* Goal *
Repeat the material exactly from its first line to the line that includes "import plotly.graph_objects as go". Skip pictures.

* Data segment *

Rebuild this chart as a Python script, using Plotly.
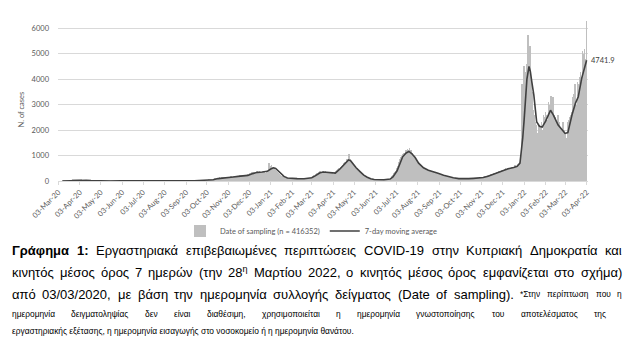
import pandas as pd
import plotly.graph_objects as go

# ---------------- data (daily cases by date of sampling) ----------------
start_date = "2020-03-03"
c_2020_03 = [0,0,0,0,0,0,2,2,3,5,8,6,10,12,15,20,18,25,30,28,35,40,30,38,45,42,50,35,40,48,55]
c_2020_04 = [52,45,40,38,30,35,28,25,20,22,18,15,20,12,10,14,8,10,6,9,5,7,4,6,3,5,4,2,3,4]
c_2020_05 = [2,3,1,2,4,1,0,2,3,1,2,1,0,3,2,1,2,4,1,0,2,1,3,2,5,3,2,4,6,3,2]
c_2020_06 = [5,8,4,3,2,6,10,7,4,3,2,5,3,2,4,1,2,3,5,2,3,1,2,4,3,2,5,6,3,4]
c_2020_07 = [3,2,4,1,2,3,5,4,2,3,1,2,6,4,3,2,5,3,2,1,4,6,8,5,3,4,7,9,6,8,10]
c_2020_08 = [12,9,14,11,8,15,13,10,16,12,9,18,14,11,8,13,10,7,12,9,11,8,14,10,12,9,7,11,13,8,10]
c_2020_09 = [9,12,8,6,10,14,11,8,12,9,7,13,10,15,12,9,14,18,12,10,16,13,20,15,11,18,22,16,19,24]
c_2020_10 = [25,30,38,45,55,60,70,65,80,95,90,105,110,98,120,130,115,125,140,135,128,150,145,138,155,160,142,150,165,158,148]
c_2020_11 = [150,165,140,170,185,160,145,175,190,200,170,180,210,195,175,160,205,220,195,185,230,215,200,180,245,235,215,230,260,250]
c_2020_12 = [270,300,320,290,340,360,310,330,370,350,320,380,350,370,340,390,360,330,350,380,400,360,340,300,320,280,370,390,710,420,580]
c_2021_01 = [560,620,500,540,480,530,450,420,380,360,330,290,270,250,230,210,190,175,160,150,140,130,125,115,110,105,100,95,90,100,95]
c_2021_02 = [95,105,90,85,100,110,95,88,92,100,85,80,95,90,85,78,88,95,82,90,100,95,110,105,120,130,115,140]
c_2021_03 = [150,180,200,220,190,250,280,300,270,320,350,330,380,360,340,370,390,350,330,360,380,340,320,350,370,330,310,340,360,320,300]
c_2021_04 = [280,260,320,350,380,420,450,480,500,470,520,560,600,580,640,700,680,750,720,800,850,780,900,1050,880,820,750,700,680,620]
c_2021_05 = [600,560,500,480,520,440,400,380,350,330,300,280,260,230,200,190,170,150,140,120,110,100,90,80,75,70,60,55,50,60,55]
c_2021_06 = [50,45,55,48,40,52,45,50,42,48,55,50,45,52,60,55,50,58,65,70,80,95,120,150,190,230,270,320,360,400]
c_2021_07 = [450,520,600,680,760,850,900,950,1000,1050,980,1100,1080,1150,1200,1100,1250,1180,1220,1300,1150,1200,1100,1050,1000,980,950,900,870,850,800]
c_2021_08 = [760,720,680,650,620,590,560,540,520,500,480,460,450,430,420,400,410,390,380,370,360,350,380,340,330,320,310,300,290,280,270]
c_2021_09 = [260,250,240,235,230,220,210,200,190,180,175,170,160,150,145,140,135,130,125,120,118,115,110,105,100,98,95,92,90,88]
c_2021_10 = [85,80,78,82,75,80,85,90,88,92,95,90,98,100,95,105,102,98,110,105,100,112,108,115,110,118,120,115,125,122,128]
c_2021_11 = [130,135,150,160,170,180,190,200,210,220,230,240,250,260,270,280,290,300,310,320,330,340,350,360,370,380,390,400,410,420]
c_2021_12 = [430,450,420,480,500,460,440,520,490,470,530,510,480,550,520,500,560,540,620,580,520,600,650,640,700,760,900,3200,3800,3500,4000]
c_2022_01 = [4500,4200,3900,4300,4600,4800,5750,4700,5300,4400,3900,3500,3000,2800,2600,2400,2300,2200,2100,1900,1700,2200,2100,2000,2150,2300,2000,1800,2600,2500,2450]
c_2022_02 = [2700,2600,2400,2200,3100,2900,3000,2800,3350,2500,2300,3300,2600,2500,2400,2300,2100,1900,2600,2300,2200,2100,2000,1800,1600,2300,2000,1900]
c_2022_03 = [1850,1700,1500,1600,2300,2200,2400,2500,2600,2400,2700,3300,3200,3400,3800,3500,3000,2800,3900,3700,3800,4100,4300,3900,3600,5100,4900,5000,5200,4800,4400]
c_2022_04 = [6300]

daily_cases = (c_2020_03 + c_2020_04 + c_2020_05 + c_2020_06 + c_2020_07 + c_2020_08 +
               c_2020_09 + c_2020_10 + c_2020_11 + c_2020_12 + c_2021_01 + c_2021_02 +
               c_2021_03 + c_2021_04 + c_2021_05 + c_2021_06 + c_2021_07 + c_2021_08 +
               c_2021_09 + c_2021_10 + c_2021_11 + c_2021_12 + c_2022_01 + c_2022_02 +
               c_2022_03 + c_2022_04)
daily_dates = pd.date_range(start_date, periods=len(daily_cases), freq="D")

# 7-day moving average
ma_dates = ["2020-03-09","2020-03-16","2020-03-23","2020-03-30","2020-04-05","2020-04-12","2020-04-19",
            "2020-04-26","2020-05-03","2020-05-17","2020-06-01","2020-06-08","2020-06-20","2020-07-10",
            "2020-07-25","2020-08-03","2020-08-15","2020-09-01","2020-09-15","2020-09-30","2020-10-05",
            "2020-10-12","2020-10-19","2020-10-26","2020-11-03","2020-11-10","2020-11-17","2020-11-24",
            "2020-12-01","2020-12-08","2020-12-15","2020-12-22","2020-12-29","2021-01-03","2021-01-07",
            "2021-01-10","2021-01-14","2021-01-18","2021-01-22","2021-01-27","2021-02-01","2021-02-10",
            "2021-02-20","2021-02-27","2021-03-03","2021-03-08","2021-03-15","2021-03-20","2021-03-27",
            "2021-04-02","2021-04-06","2021-04-13","2021-04-20","2021-04-25","2021-04-28","2021-05-02",
            "2021-05-06","2021-05-12","2021-05-17","2021-05-22","2021-05-27","2021-06-01","2021-06-15",
            "2021-06-24","2021-06-28","2021-07-04","2021-07-08","2021-07-12","2021-07-17","2021-07-21",
            "2021-07-25","2021-07-30","2021-08-04","2021-08-11","2021-08-18","2021-08-25","2021-09-01",
            "2021-09-09","2021-09-16","2021-09-23","2021-10-01","2021-10-08","2021-10-15","2021-10-22",
            "2021-10-29","2021-11-05","2021-11-12","2021-11-20","2021-11-27","2021-12-04","2021-12-11",
            "2021-12-19","2021-12-24","2021-12-28","2021-12-30","2022-01-01","2022-01-03","2022-01-05",
            "2022-01-07","2022-01-10","2022-01-12","2022-01-14","2022-01-17","2022-01-21","2022-01-25",
            "2022-01-29","2022-02-03","2022-02-07","2022-02-10","2022-02-14","2022-02-21","2022-02-27",
            "2022-03-03","2022-03-07","2022-03-10","2022-03-13","2022-03-18","2022-03-22","2022-03-27",
            "2022-04-01","2022-04-03"]
ma_values = [1,5,20,35,42,30,15,
             7,4,2,3,6,3,3,
             4,8,12,10,11,17,25,
             50,95,125,140,160,180,195,
             220,290,340,355,380,470,520,
             490,380,270,180,120,100,93,
             88,100,130,200,320,355,345,
             330,310,480,680,830,800,650,
             520,360,230,150,85,60,50,
             75,160,400,700,950,1100,1160,
             1080,920,700,520,420,370,300,
             230,170,130,95,82,92,105,
             118,135,190,270,350,430,480,
             530,580,700,1100,1700,2400,3300,
             4000,4500,4300,3900,3370,2330,2150,
             2120,2350,2600,2780,2600,2200,2000,
             1870,1900,2300,2600,3060,3310,4040,
             4630,4741.9]

tick_dates = list(pd.date_range("2020-03-01", "2022-04-01", freq="MS") + pd.Timedelta(days=2))
legend_bar = "Date of sampling (n = 416352)"
legend_line = "7-day moving average"

# ---------------- layout helpers ----------------
W, H = 630, 347
PL, PR, PT, PB = 58, 588, 20, 181

def px_x(x):
    return (x - PL) / (PR - PL)

def px_y(y):
    return (PB - y) / (PB - PT)

GRAY = "#595959"
CHART_FONT = "Lato, Open Sans, sans-serif"

fig = go.Figure()
fig.add_trace(go.Bar(x=daily_dates, y=daily_cases, name=legend_bar,
                     marker=dict(color="#bfbfbf", line=dict(width=0))))
fig.add_trace(go.Scatter(x=ma_dates, y=ma_values, name=legend_line, mode="lines",
                         line=dict(color="#404040", width=1.6)))

fig.update_layout(
    width=W, height=H,
    margin=dict(l=PL, r=W - PR, t=PT, b=H - PB),
    plot_bgcolor="white", paper_bgcolor="white",
    bargap=0,
    showlegend=True,
    legend=dict(orientation="h", x=px_x(311), xanchor="center", y=px_y(231), yanchor="middle",
                font=dict(family=CHART_FONT, size=7.5, color=GRAY), itemwidth=30,
                bgcolor="rgba(0,0,0,0)", tracegroupgap=0),
    font=dict(family=CHART_FONT, color=GRAY),
)
fig.update_xaxes(
    type="date", range=["2020-03-02 12:00", "2022-04-05"],
    tickvals=tick_dates, tickformat="%d-%b-%y", tickangle=-45,
    tickfont=dict(family=CHART_FONT, size=7.5, color=GRAY),
    showgrid=False, showline=True, linecolor="#d9d9d9", linewidth=1,
    ticks="outside", ticklen=3, tickcolor="#d9d9d9", zeroline=False,
)
fig.update_yaxes(
    range=[0, 6325], tickvals=[0, 1000, 2000, 3000, 4000, 5000, 6000],
    tickfont=dict(family=CHART_FONT, size=7.5, color=GRAY),
    showgrid=True, gridcolor="#d9d9d9", gridwidth=1, zeroline=False,
    ticks="", ticklabelstandoff=8,
)

ann = []
ann.append(dict(text="N. of cases", x=px_x(15), y=px_y(110), xref="paper", yref="paper",
                textangle=-90, showarrow=False, font=dict(family=CHART_FONT, size=7.5, color=GRAY)))
ann.append(dict(text=f"{ma_values[-1]}", x=ma_dates[-1], y=ma_values[-1], xref="x", yref="y",
                xanchor="left", yanchor="middle", xshift=2, showarrow=False,
                font=dict(family=CHART_FONT, size=7.5, color="#404040")))

# ---------------- caption (justified word by word) ----------------
CAP = "Liberation Sans, Arial, sans-serif"
BIG = 13
SMALL = 8.4

_w = {
    'α': .578, 'ά': .578, 'β': .575, 'γ': .5, 'δ': .557, 'ε': .445, 'έ': .445, 'ζ': .444,
    'η': .556, 'ή': .556, 'θ': .556, 'ι': .222, 'ί': .222, 'κ': .5, 'λ': .5, 'μ': .576,
    'ν': .5, 'ξ': .448, 'ο': .556, 'ό': .556, 'π': .69, 'ρ': .569, 'σ': .618, 'ς': .48,
    'τ': .395, 'υ': .545, 'ύ': .545, 'φ': .648, 'χ': .5, 'ψ': .712, 'ω': .781, 'ώ': .781,
    'Γ': .557, 'Ε': .667, 'Κ': .667, 'Δ': .668, 'Μ': .833, 'Σ': .6,
    '0': .556, '1': .556, '2': .556, '3': .556, '7': .556, '8': .556, '9': .556,
    '/': .278, ',': .278, '.': .278, '(': .333, ')': .333, ':': .278, '-': .333, '*': .389,
    'C': .722, 'O': .778, 'V': .667, 'I': .278, 'D': .722, 'a': .556, 't': .278, 'e': .556,
    'o': .556, 'f': .278, 's': .5, 'm': .833, 'p': .556, 'l': .222, 'i': .222, 'n': .556, 'g': .556,
}

def est_width(plain, size, bold=False):
    w = sum(_w.get(ch, .55) for ch in plain) * size
    return w * (1.08 if bold else 1.0)

def justify(tokens, x0, x1, y):
    widths = [est_width(p, s, b) + (0 if "<sup>" not in m else -0.3 * _w['η'] * s) for m, p, s, b in tokens]
    gap = (x1 - x0 - sum(widths)) / (len(tokens) - 1)
    x = x0
    for (m, p, s, b), w in zip(tokens, widths):
        ann.append(dict(text=m, x=px_x(x), y=px_y(y), xref="paper", yref="paper",
                        xanchor="left", yanchor="middle", showarrow=False,
                        font=dict(family=CAP, size=s, color="#000000")))
        x += w + gap

def words(text, size):
    return [(w, w, size, False) for w in text.split()]

line1 = [("<b>Γράφημα</b>", "Γράφημα", BIG, True), ("<b>1:</b>", "1:", BIG, True)] + \
    words("Εργαστηριακά επιβεβαιωμένες περιπτώσεις COVID-19 στην Κυπριακή Δημοκρατία και", BIG)
line2 = words("κινητός μέσος όρος 7 ημερών (την", BIG) + [("28<sup>η</sup>", "28η", BIG, False)] + \
    words("Μαρτίου 2022, ο κινητός μέσος όρος εμφανίζεται στο σχήμα)", BIG)
line3 = words("από 03/03/2020, με βάση την ημερομηνία συλλογής δείγματος (Date of sampling).", BIG) + \
    words("*Στην περίπτωση που η", SMALL)
line4 = words("ημερομηνία δειγματοληψίας δεν είναι διαθέσιμη, χρησιμοποιείται η ημερομηνία "
              "γνωστοποίησης του αποτελέσματος της", SMALL)

justify(line1, 10, 620, 250)
justify(line2, 10, 620, 272)
justify(line3, 10, 620, 294)
justify(line4, 10, 604, 314)
ann.append(dict(text="εργαστηριακής εξέτασης, η ημερομηνία εισαγωγής στο νοσοκομείο ή η ημερομηνία θανάτου.",
                x=px_x(10), y=px_y(331), xref="paper", yref="paper", xanchor="left", yanchor="middle",
                showarrow=False, font=dict(family=CAP, size=SMALL, color="#000000")))

fig.update_layout(annotations=ann)
fig.write_html("out.html")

* Worked solution *
Rebuild this chart as a Python script, using Plotly.
import pandas as pd
import plotly.graph_objects as go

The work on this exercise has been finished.